↓↓↓
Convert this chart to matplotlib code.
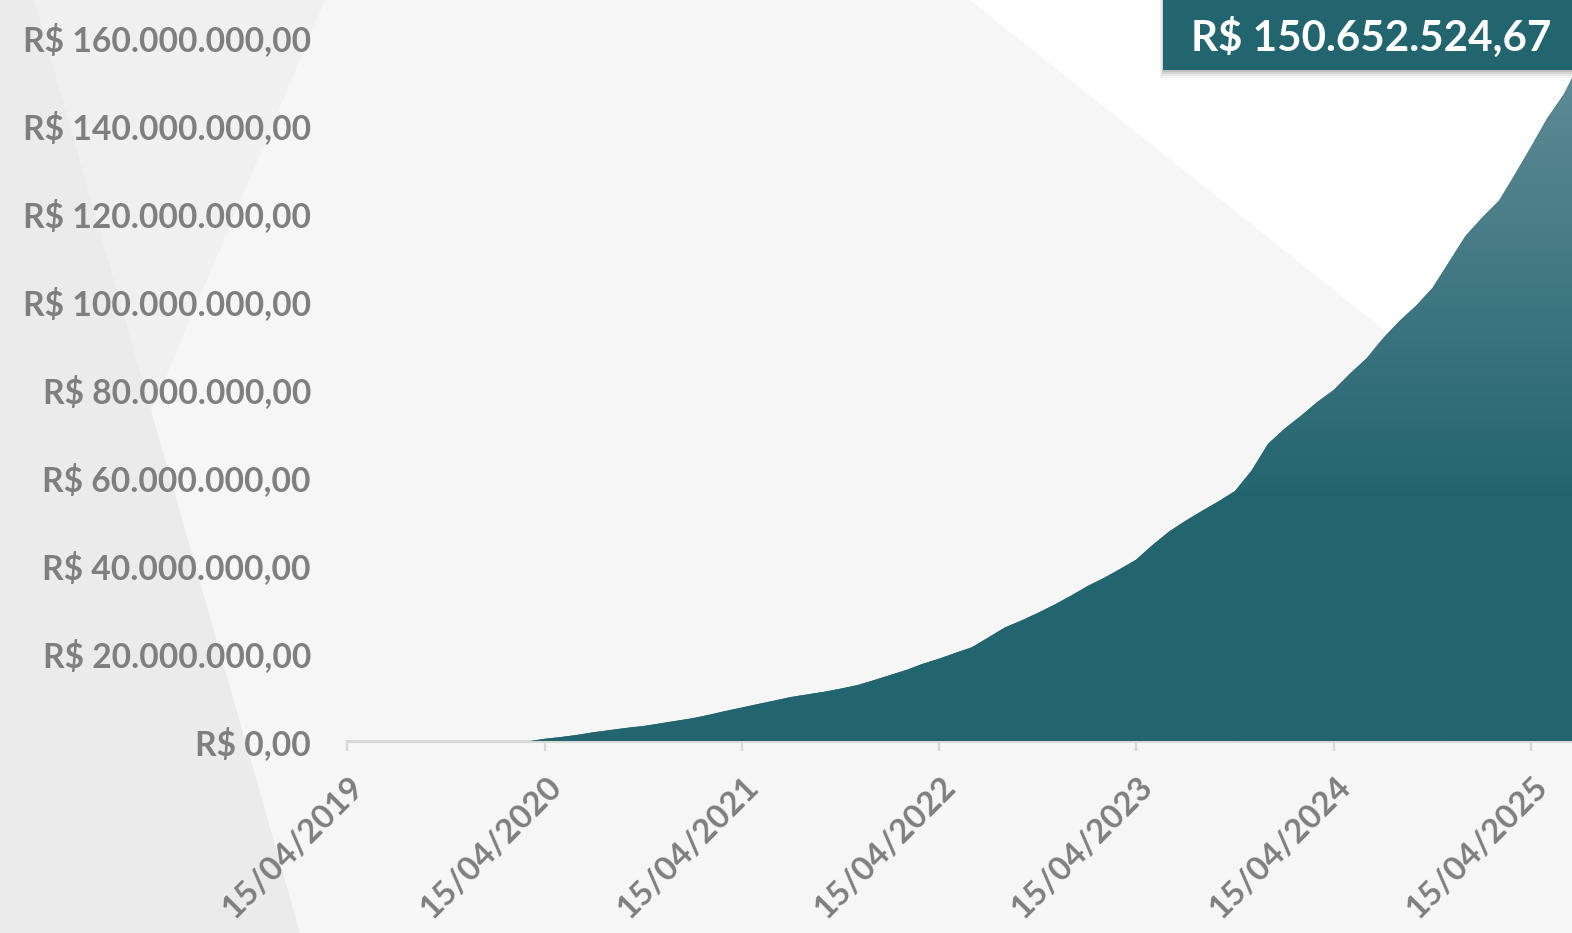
import numpy as np
import pandas as pd
import matplotlib
matplotlib.use('Agg')
import matplotlib.pyplot as plt
import matplotlib.dates as mdates
from matplotlib.ticker import FuncFormatter, FixedLocator
from matplotlib.patches import Polygon, Rectangle
import matplotlib.transforms as mtransforms
from matplotlib.colors import to_rgb

# ---------------- data ----------------
start_date = '2020-03-20'
start_value_mi = 0.0
monthly_values_mi = [
    0.5, 0.9, 1.4, 2.0, 2.5, 3.0, 3.4, 4.0, 4.6,                       # 2020-04 .. 2020-12
    5.2, 6.0, 6.8, 7.6, 8.4, 9.2, 10.0, 10.6, 11.2, 11.9, 12.7, 13.8,  # 2021
    15.0, 16.2, 17.5, 18.7, 20.0, 21.3, 23.5, 25.8, 27.4, 29.1, 31.0, 33.0,  # 2022
    35.2, 37.1, 39.0, 41.2, 44.5, 47.6, 50.0, 52.3, 54.5, 56.8, 61.5, 67.5,  # 2023
    71.0, 74.0, 77.0, 79.8, 83.5, 87.0, 91.5, 95.5, 99.0, 103.0, 109.0, 114.8,  # 2024
    119.0, 122.8, 128.5, 135.0, 141.5, 147.0,                           # 2025-01 .. 2025-06
]
monthly_start = '2020-04-15'
end_date = '2025-06-30'
final_value = 150652524.67

x_tick_dates = ['2019-04-15', '2020-04-15', '2021-04-15', '2022-04-15',
                '2023-04-15', '2024-04-15', '2025-04-15']
y_tick_values = [0, 20e6, 40e6, 60e6, 80e6, 100e6, 120e6, 140e6, 160e6]
x_min_date = '2019-04-15'

# ---------------- build series ----------------
monthly_dates = pd.date_range(monthly_start, periods=len(monthly_values_mi),
                              freq=pd.DateOffset(months=1))
dates = [pd.Timestamp(start_date)] + list(monthly_dates) + [pd.Timestamp(end_date)]
values = np.array([start_value_mi * 1e6] + [v * 1e6 for v in monthly_values_mi] + [final_value])
xnum = mdates.date2num(dates)

# ---------------- style ----------------
W, H = 1572, 933
TEAL = '#23656f'
LIGHT = '#5d8a94'
GRAY_TXT = '#7f7f7f'
AX_GRAY = '#d9d9d9'
FONT = 'Lato'
plt.rcParams['font.family'] = [FONT, 'DejaVu Sans']
plt.rcParams['font.weight'] = 'bold'

def brl(v):
    s = f'{v:,.2f}'
    s = s.replace(',', 'X').replace('.', ',').replace('X', '.')
    return 'R$ ' + s

fig = plt.figure(figsize=(W / 100, H / 100), dpi=100)
fig.patch.set_facecolor('#f6f6f6')

def fx(px):
    return px / W

def fy(py):
    return 1 - py / H

# background shapes
bg = [
    ([(0, 0), (325, 0), (0, 770)], '#f0f0f0'),
    ([(0, 0), (34, 0), (300, 933), (0, 933)], '#ebebeb'),
    ([(970, 0), (W, 0), (W, 480)], '#ffffff'),
]
for pts, col in bg:
    fig.patches.append(Polygon([(fx(a), fy(b)) for a, b in pts], closed=True,
                               transform=fig.transFigure, facecolor=col,
                               edgecolor='none', zorder=-10))

ax = fig.add_axes([fx(347), fy(741), fx(W) - fx(347), fy(37) - fy(741)])
ax.set_facecolor('none')
ax.set_zorder(1)

x0 = mdates.date2num(pd.Timestamp(x_min_date))
x1 = mdates.date2num(pd.Timestamp(end_date))
ax.set_xlim(x0, x1)
ax.set_ylim(0, 160e6)

poly = ax.fill_between(xnum, 0, values, facecolor=TEAL, edgecolor='none', zorder=2)

# vertical gradient clipped to the area
n = 400
yy = np.linspace(160e6, 0, n)
t = np.clip((yy - 55e6) / (150e6 - 55e6), 0, 1)
c0 = np.array(to_rgb(TEAL))
c1 = np.array(to_rgb(LIGHT))
img = (c0[None, :] * (1 - t[:, None]) + c1[None, :] * t[:, None])[:, None, :]
im = ax.imshow(img, extent=[x0, x1, 0, 160e6], aspect='auto', zorder=3,
               interpolation='bilinear')
path = poly.get_paths()[0]
im.set_clip_path(path, transform=ax.transData)

# axes styling
for s in ['left', 'right', 'top']:
    ax.spines[s].set_visible(False)
ax.spines['bottom'].set_color(AX_GRAY)
ax.spines['bottom'].set_linewidth(2.2)
ax.spines['bottom'].set_zorder(1)

ax.xaxis.set_major_locator(FixedLocator(mdates.date2num(pd.to_datetime(x_tick_dates))))
ax.xaxis.set_major_formatter(mdates.DateFormatter('%d/%m/%Y'))
ax.yaxis.set_major_locator(FixedLocator(y_tick_values))
ax.yaxis.set_major_formatter(FuncFormatter(lambda v, p: brl(v)))

ax.tick_params(axis='y', length=0, pad=26, labelsize=24.2, labelcolor=GRAY_TXT)
ax.tick_params(axis='x', length=7.5, width=1.6, color=AX_GRAY, direction='out',
               pad=14, labelsize=24, labelcolor=GRAY_TXT)
for lab in ax.get_yticklabels():
    lab.set_fontweight('bold')
offset = mtransforms.ScaledTranslation(2 / 100, 0, fig.dpi_scale_trans)
for lab in ax.get_xticklabels():
    lab.set_fontweight('bold')
    lab.set_rotation(45)
    lab.set_ha('right')
    lab.set_va('top')
    lab.set_rotation_mode('anchor')
    lab.set_transform(lab.get_transform() + offset)

# annotation box with the latest value
for i, a in enumerate([0.10, 0.07, 0.05, 0.03, 0.015]):
    fig.patches.append(Rectangle((fx(1163 - i), fy(72 + 2 * i)), fx(W + 20) - fx(1163 - i),
                                 fy(0) - fy(72 + 2 * i) + 0.01, transform=fig.transFigure,
                                 facecolor='black', alpha=a, edgecolor='none', zorder=5))
fig.patches.append(Rectangle((fx(1163), fy(70)), fx(W + 20) - fx(1163), fy(0) - fy(70) + 0.01,
                             transform=fig.transFigure, facecolor=TEAL, edgecolor='none',
                             zorder=6))
fig.text(fx(1371), fy(37), brl(values[-1]), color='white', fontsize=30.3,
         fontweight='bold', ha='center', va='center', zorder=7)

fig.savefig('out.png', dpi=100, facecolor=fig.get_facecolor())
↑↑↑
Your task is to reproduce exactly the lines from the start of the data above through the line containing "plt.rcParams['font.weight'] = 'bold'", leaving every picture out.

### Output for this task
Convert this chart to matplotlib code.
import numpy as np
import pandas as pd
import matplotlib
matplotlib.use('Agg')
import matplotlib.pyplot as plt
import matplotlib.dates as mdates
from matplotlib.ticker import FuncFormatter, FixedLocator
from matplotlib.patches import Polygon, Rectangle
import matplotlib.transforms as mtransforms
from matplotlib.colors import to_rgb

# ---------------- data ----------------
start_date = '2020-03-20'
start_value_mi = 0.0
monthly_values_mi = [
    0.5, 0.9, 1.4, 2.0, 2.5, 3.0, 3.4, 4.0, 4.6,                       # 2020-04 .. 2020-12
    5.2, 6.0, 6.8, 7.6, 8.4, 9.2, 10.0, 10.6, 11.2, 11.9, 12.7, 13.8,  # 2021
    15.0, 16.2, 17.5, 18.7, 20.0, 21.3, 23.5, 25.8, 27.4, 29.1, 31.0, 33.0,  # 2022
    35.2, 37.1, 39.0, 41.2, 44.5, 47.6, 50.0, 52.3, 54.5, 56.8, 61.5, 67.5,  # 2023
    71.0, 74.0, 77.0, 79.8, 83.5, 87.0, 91.5, 95.5, 99.0, 103.0, 109.0, 114.8,  # 2024
    119.0, 122.8, 128.5, 135.0, 141.5, 147.0,                           # 2025-01 .. 2025-06
]
monthly_start = '2020-04-15'
end_date = '2025-06-30'
final_value = 150652524.67

x_tick_dates = ['2019-04-15', '2020-04-15', '2021-04-15', '2022-04-15',
                '2023-04-15', '2024-04-15', '2025-04-15']
y_tick_values = [0, 20e6, 40e6, 60e6, 80e6, 100e6, 120e6, 140e6, 160e6]
x_min_date = '2019-04-15'

# ---------------- build series ----------------
monthly_dates = pd.date_range(monthly_start, periods=len(monthly_values_mi),
                              freq=pd.DateOffset(months=1))
dates = [pd.Timestamp(start_date)] + list(monthly_dates) + [pd.Timestamp(end_date)]
values = np.array([start_value_mi * 1e6] + [v * 1e6 for v in monthly_values_mi] + [final_value])
xnum = mdates.date2num(dates)

# ---------------- style ----------------
W, H = 1572, 933
TEAL = '#23656f'
LIGHT = '#5d8a94'
GRAY_TXT = '#7f7f7f'
AX_GRAY = '#d9d9d9'
FONT = 'Lato'
plt.rcParams['font.family'] = [FONT, 'DejaVu Sans']
plt.rcParams['font.weight'] = 'bold'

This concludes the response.